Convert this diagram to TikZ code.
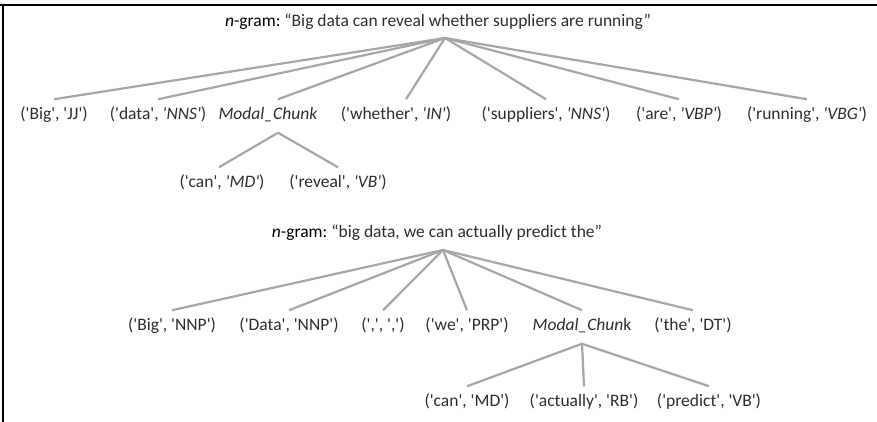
\documentclass[tikz,border=0pt]{standalone}
\usepackage{fontspec}
\setmainfont{Carlito}[Ligatures=TeXOff]
\usepackage{tikz}
\usetikzlibrary{positioning}

\definecolor{linegray}{RGB}{166,166,166}
\definecolor{textgray}{RGB}{45,45,45}
\newcommand{\tg}[2]{('#1', #2)}
\frenchspacing

\begin{document}
\begin{tikzpicture}[
	x=1pt, y=-1pt,
	font=\fontsize{17.5}{20}\selectfont,
	tok/.style = {inner xsep=0pt, inner ysep=8.3pt, text height=12pt, text depth=4.5pt, text=textgray},
	head/.style = {inner sep=0pt, text=textgray},
	edge/.style = {draw=linegray, line width=2.2pt}
  ]
	\useasboundingbox (0,0) rectangle (877,422);
	\draw[line width=2pt] (0,5) -- (877,5);
	\draw[line width=2pt] (2.5,4) -- (2.5,422);

	% first n-gram
	\node[head] (title1) at (438,22) {\textcolor{black}{\textit{n}-gram:} “Big data can reveal whether suppliers are running”};
	\coordinate (@r1) at (445,38);

	\node[tok] (b1) at (54,116) {\tg{Big}{'JJ'}};
	\node[tok] (d1) at (158,116) {\tg{data}{\textit{'NNS'}}};
	\node[tok] (mc1) at (268,116) {\textit{Modal\_Chunk}};
	\node[tok] (wh) at (396,116) {\tg{whether}{\textit{'IN'}}};
	\node[tok] (su) at (546,116) {\tg{suppliers}{\textit{'NNS'}}};
	\node[tok] (ar) at (679,116) {\tg{are}{\textit{'VBP'}}};
	\node[tok] (ru) at (807,116) {\tg{running}{\textit{'VBG'}}};

	\node[tok] (can1) at (222,184) {\tg{can}{\textit{'MD'}}};
	\node[tok] (rev) at (338,184) {\tg{reveal}{\textit{'VB'}}};

	\draw[edge] (@r1) -- (b1.north);
	\draw[edge] (@r1) -- (d1.north);
	\draw[edge] (@r1) -- ([xshift=10pt]mc1.north);
	\draw[edge] (@r1) -- ([xshift=10pt]wh.north);
	\draw[edge] (@r1) -- (su.north);
	\draw[edge] (@r1) -- (ar.north);
	\draw[edge] (@r1) -- (ru.north);
	\draw[edge] ([xshift=10pt]mc1.south) -- ([xshift=-3pt]can1.north);
	\draw[edge] ([xshift=10pt]mc1.south) -- (rev.north);

	% second n-gram
	\node[head] (title2) at (437,233) {\textcolor{black}{\textit{n}-gram:} “big data, we can actually predict the”};
	\coordinate (@r2) at (443,250);

	\node[tok] (b2) at (172,327) {\tg{Big}{'NNP'}};
	\node[tok] (d2) at (289,327) {\tg{Data}{'NNP'}};
	\node[tok] (cm) at (383,327) {\tg{,}{','}};
	\node[tok] (we) at (467,327) {\tg{we}{'PRP'}};
	\node[tok] (mc2) at (582,327) {\textit{Modal\_Chun}k};
	\node[tok] (th) at (693,327) {\tg{the}{'DT'}};

	\node[tok] (can2) at (467,403) {\tg{can}{'MD'}};
	\node[tok] (act) at (584,403) {\tg{actually}{'RB'}};
	\node[tok] (pr) at (709,403) {\tg{predict}{'VB'}};

	\draw[edge] (@r2) -- (b2.north);
	\draw[edge] (@r2) -- (d2.north);
	\draw[edge] (@r2) -- (cm.north);
	\draw[edge] (@r2) -- (we.north);
	\draw[edge] (@r2) -- (mc2.north);
	\draw[edge] (@r2) -- (th.north);
	\draw[edge] (mc2.south) -- (can2.north);
	\draw[edge] (mc2.south) -- (act.north);
	\draw[edge] (mc2.south) -- (pr.north);

\end{tikzpicture}
\end{document}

#### Your instructions
Return each line from the material above exactly, but not the pictures.

#### Response
Convert this diagram to TikZ code.
\documentclass[tikz,border=0pt]{standalone}
\usepackage{fontspec}
\setmainfont{Carlito}[Ligatures=TeXOff]
\usepackage{tikz}
\usetikzlibrary{positioning}

\definecolor{linegray}{RGB}{166,166,166}
\definecolor{textgray}{RGB}{45,45,45}
\newcommand{\tg}[2]{('#1', #2)}
\frenchspacing

\begin{document}
\begin{tikzpicture}[
	x=1pt, y=-1pt,
	font=\fontsize{17.5}{20}\selectfont,
	tok/.style = {inner xsep=0pt, inner ysep=8.3pt, text height=12pt, text depth=4.5pt, text=textgray},
	head/.style = {inner sep=0pt, text=textgray},
	edge/.style = {draw=linegray, line width=2.2pt}
  ]
	\useasboundingbox (0,0) rectangle (877,422);
	\draw[line width=2pt] (0,5) -- (877,5);
	\draw[line width=2pt] (2.5,4) -- (2.5,422);

	% first n-gram
	\node[head] (title1) at (438,22) {\textcolor{black}{\textit{n}-gram:} “Big data can reveal whether suppliers are running”};
	\coordinate (@r1) at (445,38);

	\node[tok] (b1) at (54,116) {\tg{Big}{'JJ'}};
	\node[tok] (d1) at (158,116) {\tg{data}{\textit{'NNS'}}};
	\node[tok] (mc1) at (268,116) {\textit{Modal\_Chunk}};
	\node[tok] (wh) at (396,116) {\tg{whether}{\textit{'IN'}}};
	\node[tok] (su) at (546,116) {\tg{suppliers}{\textit{'NNS'}}};
	\node[tok] (ar) at (679,116) {\tg{are}{\textit{'VBP'}}};
	\node[tok] (ru) at (807,116) {\tg{running}{\textit{'VBG'}}};

	\node[tok] (can1) at (222,184) {\tg{can}{\textit{'MD'}}};
	\node[tok] (rev) at (338,184) {\tg{reveal}{\textit{'VB'}}};

	\draw[edge] (@r1) -- (b1.north);
	\draw[edge] (@r1) -- (d1.north);
	\draw[edge] (@r1) -- ([xshift=10pt]mc1.north);
	\draw[edge] (@r1) -- ([xshift=10pt]wh.north);
	\draw[edge] (@r1) -- (su.north);
	\draw[edge] (@r1) -- (ar.north);
	\draw[edge] (@r1) -- (ru.north);
	\draw[edge] ([xshift=10pt]mc1.south) -- ([xshift=-3pt]can1.north);
	\draw[edge] ([xshift=10pt]mc1.south) -- (rev.north);

	% second n-gram
	\node[head] (title2) at (437,233) {\textcolor{black}{\textit{n}-gram:} “big data, we can actually predict the”};
	\coordinate (@r2) at (443,250);

	\node[tok] (b2) at (172,327) {\tg{Big}{'NNP'}};
	\node[tok] (d2) at (289,327) {\tg{Data}{'NNP'}};
	\node[tok] (cm) at (383,327) {\tg{,}{','}};
	\node[tok] (we) at (467,327) {\tg{we}{'PRP'}};
	\node[tok] (mc2) at (582,327) {\textit{Modal\_Chun}k};
	\node[tok] (th) at (693,327) {\tg{the}{'DT'}};

	\node[tok] (can2) at (467,403) {\tg{can}{'MD'}};
	\node[tok] (act) at (584,403) {\tg{actually}{'RB'}};
	\node[tok] (pr) at (709,403) {\tg{predict}{'VB'}};

	\draw[edge] (@r2) -- (b2.north);
	\draw[edge] (@r2) -- (d2.north);
	\draw[edge] (@r2) -- (cm.north);
	\draw[edge] (@r2) -- (we.north);
	\draw[edge] (@r2) -- (mc2.north);
	\draw[edge] (@r2) -- (th.north);
	\draw[edge] (mc2.south) -- (can2.north);
	\draw[edge] (mc2.south) -- (act.north);
	\draw[edge] (mc2.south) -- (pr.north);

\end{tikzpicture}
\end{document}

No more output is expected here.